I don’t mind mice. They are actually rather cute. But rats are a different story. ESPECIALLY if they are trying to eat my precious snacks.

Usually we get along quite well. Whenever I hear rustlings of any sort under my bed, I will give a nice respectful thump on my bed, and he will do a nice respectful getaway. But the respect part has been rubbing away, and tonight as I was just drifting off, I heard him. Quite clearly and quite boldly, bumping something.

I sat up in bed and emitted some sort of roar. It was the sort of roar you emit when it is 12 o’clockish at night and you are awakened by a rat and you want to throw something and you don’t have anything handy and so you sort of let out a strangled yell/grunt/bellow/rumble. Yeah. Like that! Exactly! And it disappeared. And for a moment I thought I was dreaming.

The two oldest children of my host family and their mom were still awake. I decided not to say anything and try to go back to sleep. Meanwhile I heard them discussing the yell/grunt/bellow/rumble they had heard, and where it came from.

Meanwhile the rat decided to make another appearance. Again I didn’t have anything handy, so I sat up in bed and thumped the bed and again made some sort of noise (but this time without the foghorn effects) and it scuttled under the bed.
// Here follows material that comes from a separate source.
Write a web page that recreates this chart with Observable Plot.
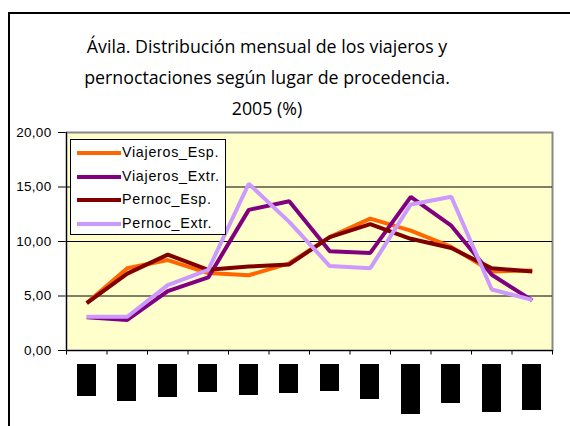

This time my efforts attracted the attention of the children, and thus began a jolly rat hunt under my bed. I was handed a club-like thing (I don’t know what it’s called)leftover from a Tae Kwon Doe class and the hunt was on, but it turned out to be fruitless. The Son climbed up as well, and the Oldest Girl dived under my bed and nearly got stuck in the process.

But no rat was found. I doubt that he will appear again tonight.

I feel like the Son and the Oldest Girl quite enjoyed the hunt. As I tried to settle down again, they were still calling up comforting phrases to my room.

“I hope you are ok tonight!” “You know sometimes rats bite people.” “Yeah a rat bit my grandmother once!” “It can really hurt!”

Thank you. I appreciate it very much!